Courtesy: Maslow’s Hierarchy of Needs

The quote above is a common expression in management consulting circles. It could be heard at the point of designing an organisational structure or when a pay regime is being structured for businesses. With a ‘smart’ quote like this, it appears consultants seem to have a way of wriggling companies out of difficult situation. After all, this is why companies sought for their services.

This is the second out of my last three blogs I’ll be harping on Consultants. The reasons are not farfetched. I am a consultant. I give professional advice to businesses on how to improve on their competences and be effective. While doing my job, I do discover that some of the predicaments faced by some clients are as a result of wrong diagnosis or solutions proffered by a previous consultant.

Without the risk of sounding rhetorical, I would reiterate the basic belief in critical management studies that no two companies are the same. As consultants, we tend to forget this fact by adopting a one-size-fits-all solutions to every company. And sadly, we are never there to make corrections when these generic prescriptions start to go awry.

Take for instance the title of this piece being applied to address the problem of a stagnated workforce. Growing tall means employees moving to the next job level of a company’s hierarchy while being fat implies remaining on a particular job level but receiving a higher level salary. One would have imagined an approach like this would douse any resentment being nursed by a stagnated staff.

Even though you have been recommended for promotion in the last performance review but you can’t get one because the company is top-heavy, you are compensated with an equivalent pay of the next job level. Sooner than this policy was implemented, the problem it was meant to correct resurfaced.

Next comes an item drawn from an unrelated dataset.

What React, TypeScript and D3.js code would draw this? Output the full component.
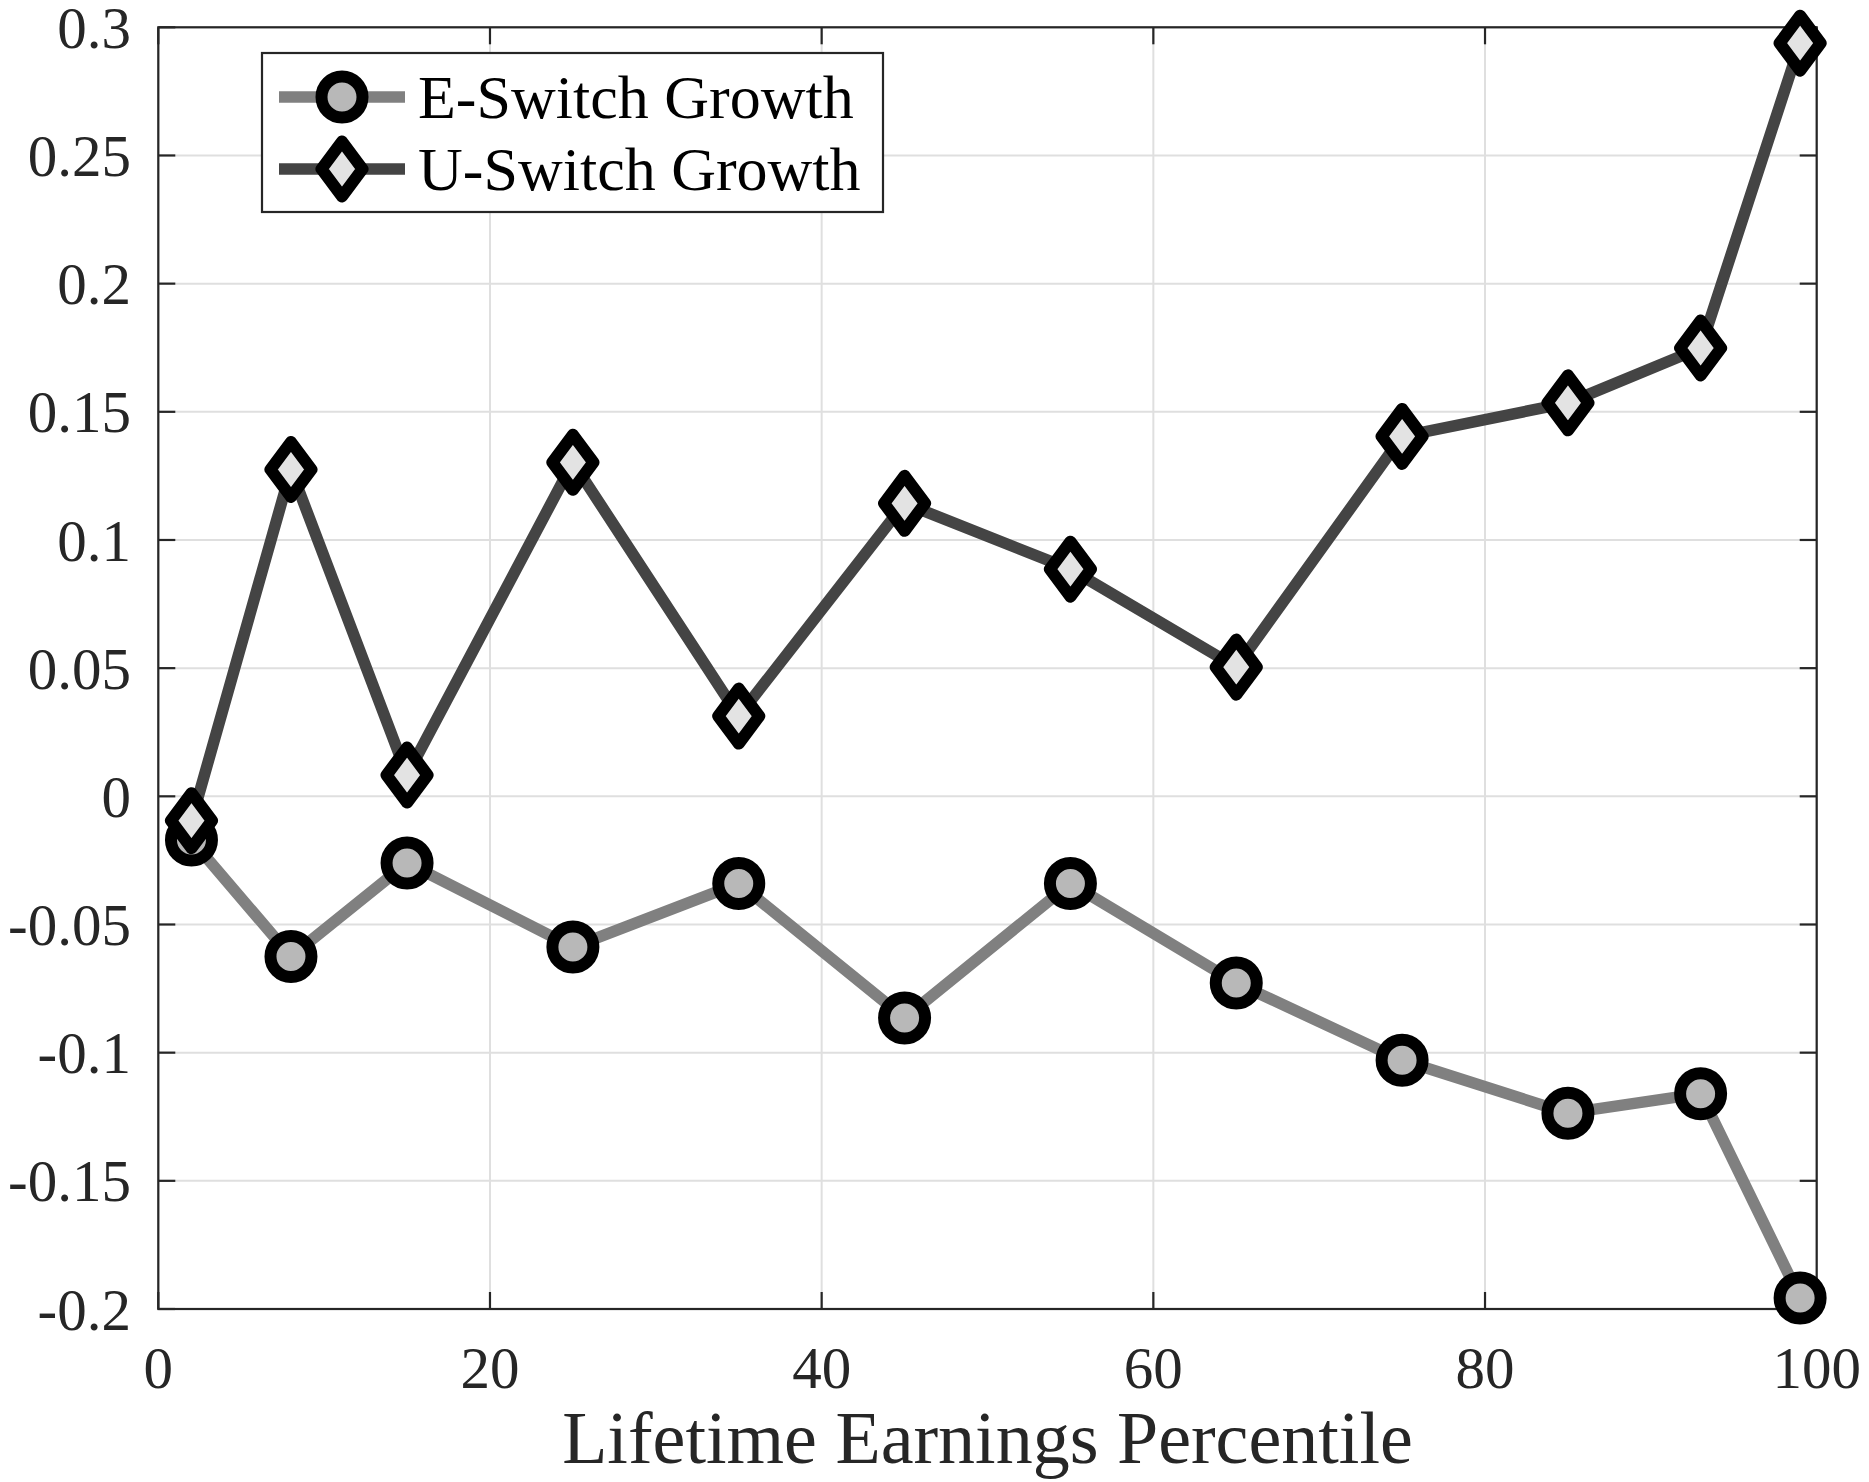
import { line, scaleLinear } from "d3";

// Lifetime earnings percentile bins and the two growth series
const PERCENTILES = [2, 8, 15, 25, 35, 45, 55, 65, 75, 85, 93, 99];
const E_SWITCH = [-0.017, -0.0625, -0.026, -0.0588, -0.034, -0.0865, -0.034, -0.0728, -0.103, -0.1236, -0.116, -0.1957];
const U_SWITCH = [-0.0095, 0.1275, 0.0083, 0.1303, 0.0313, 0.1143, 0.0886, 0.0504, 0.1404, 0.1535, 0.1749, 0.2938];

const X_TICKS = [0, 20, 40, 60, 80, 100];
const Y_TICKS = [-0.2, -0.15, -0.1, -0.05, 0, 0.05, 0.1, 0.15, 0.2, 0.25, 0.3];
const Y_TICK_LABELS = ["-0.2", "-0.15", "-0.1", "-0.05", "0", "0.05", "0.1", "0.15", "0.2", "0.25", "0.3"];

const SERIES_NAMES = ["E-Switch Growth", "U-Switch Growth"];

const WIDTH = 1869;
const HEIGHT = 1482;
const margin = { top: 27.3, right: 52.3, bottom: 173, left: 158.3 };

const AXIS_COLOR = "#262626";
const GRID_COLOR = "#dfdfdf";
const FONT = "'Liberation Serif', 'Times New Roman', serif";

const DIAMOND = "M0,-27.5L20.5,0L0,27.5L-20.5,0Z";

export default function App() {
  const x = scaleLinear().domain([0, 100]).range([margin.left, WIDTH - margin.right]);
  const y = scaleLinear().domain([-0.2, 0.3]).range([HEIGHT - margin.bottom, margin.top]);
  const [x0, x1] = x.range();
  const [yBottom, yTop] = y.range();
  const tickLen = 17;

  const path = line<number>()
    .x((_, i) => x(PERCENTILES[i]))
    .y((d) => y(d));

  const series = [
    { name: SERIES_NAMES[0], values: E_SWITCH, stroke: "#808080", fill: "#b8b8b8", marker: "circle" },
    { name: SERIES_NAMES[1], values: U_SWITCH, stroke: "#444444", fill: "#e3e3e3", marker: "diamond" },
  ];

  const marker = (kind: string, fill: string, cx: number, cy: number, key: string | number) =>
    kind === "circle" ? (
      <circle key={key} cx={cx} cy={cy} r={20.5} fill={fill} stroke="#000" strokeWidth={12} />
    ) : (
      <path
        key={key}
        d={DIAMOND}
        transform={`translate(${cx},${cy})`}
        fill={fill}
        stroke="#000"
        strokeWidth={12}
        strokeLinejoin="round"
      />
    );

  // legend geometry
  const legend = { x: 262, y: 53, w: 621, h: 159 };
  const legendRows = [97, 169];

  return (
    <svg
      width={WIDTH}
      height={HEIGHT}
      style={{ position: "absolute", left: 0, top: 0, background: "#fff" }}
      fontFamily={FONT}
    >
      {/* grid */}
      <g stroke={GRID_COLOR} strokeWidth={2}>
        {X_TICKS.map((t) => (
          <line key={`gx${t}`} x1={x(t)} x2={x(t)} y1={yTop} y2={yBottom} />
        ))}
        {Y_TICKS.map((t) => (
          <line key={`gy${t}`} x1={x0} x2={x1} y1={y(t)} y2={y(t)} />
        ))}
      </g>

      {/* axes box and ticks */}
      <g stroke={AXIS_COLOR} strokeWidth={2.2} fill="none">
        <rect x={x0} y={yTop} width={x1 - x0} height={yBottom - yTop} />
        {X_TICKS.map((t) => (
          <g key={`tx${t}`}>
            <line x1={x(t)} x2={x(t)} y1={yBottom} y2={yBottom - tickLen} />
            <line x1={x(t)} x2={x(t)} y1={yTop} y2={yTop + tickLen} />
          </g>
        ))}
        {Y_TICKS.map((t) => (
          <g key={`ty${t}`}>
            <line x1={x0} x2={x0 + tickLen} y1={y(t)} y2={y(t)} />
            <line x1={x1} x2={x1 - tickLen} y1={y(t)} y2={y(t)} />
          </g>
        ))}
      </g>

      {/* tick labels */}
      <g fill={AXIS_COLOR} fontSize={59}>
        {X_TICKS.map((t) => (
          <text key={`lx${t}`} x={x(t)} y={1388} textAnchor="middle">
            {t}
          </text>
        ))}
        {Y_TICKS.map((t, i) => (
          <text key={`ly${t}`} x={131} y={y(t)} dy="0.35em" textAnchor="end">
            {Y_TICK_LABELS[i]}
          </text>
        ))}
      </g>

      <text x={(x0 + x1) / 2} y={1463} textAnchor="middle" fontSize={74} fill={AXIS_COLOR}>
        Lifetime Earnings Percentile
      </text>

      {/* series */}
      {series.map((s) => (
        <g key={s.name}>
          <path d={path(s.values) ?? ""} fill="none" stroke={s.stroke} strokeWidth={11.5} strokeLinejoin="round" />
          {s.values.map((v, i) => marker(s.marker, s.fill, x(PERCENTILES[i]), y(v), i))}
        </g>
      ))}

      {/* legend */}
      <g>
        <rect x={legend.x} y={legend.y} width={legend.w} height={legend.h} fill="#fff" stroke={AXIS_COLOR} strokeWidth={2.2} />
        {series.map((s, i) => (
          <g key={`leg${s.name}`}>
            <line x1={279} x2={405} y1={legendRows[i]} y2={legendRows[i]} stroke={s.stroke} strokeWidth={11.5} />
            {marker(s.marker, s.fill, 342, legendRows[i], `m${i}`)}
            <text x={418} y={legendRows[i] + 20.5} fontSize={62} fill="#000">
              {s.name}
            </text>
          </g>
        ))}
      </g>
    </svg>
  );
}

Who says it’s all about money when it does not come with a corresponding authority? Would money get us to that self-actualization stage? People soon became demotivated as the fringe benefits allowable to the staff at the top were denied those earning similar pay on a lower rank. Let even assume they get the perks, it still wouldn’t have helped the situation.

I would have expected a situation where the actual cause of the stagnation were identified rather than offering a half-hearted service that would boomerang. Take for instance, if it became necessary the ‘heaviness’ at the top hierarchy should be maintained, why not create new SBUs or even independent subsidiaries from the larger company. This will free up the job positions as new reporting lines emerge.

My call to colleagues in the consulting business is for us to lay bare possible options and the associated risks to our clients. I’ll also add that even where no retainer agreement exists with clients, we should bother to find out how our recommended solutions have fared. It’s appalling to say that once some of us collect our cheque, we scout for the next client and move on. We really need to up our game.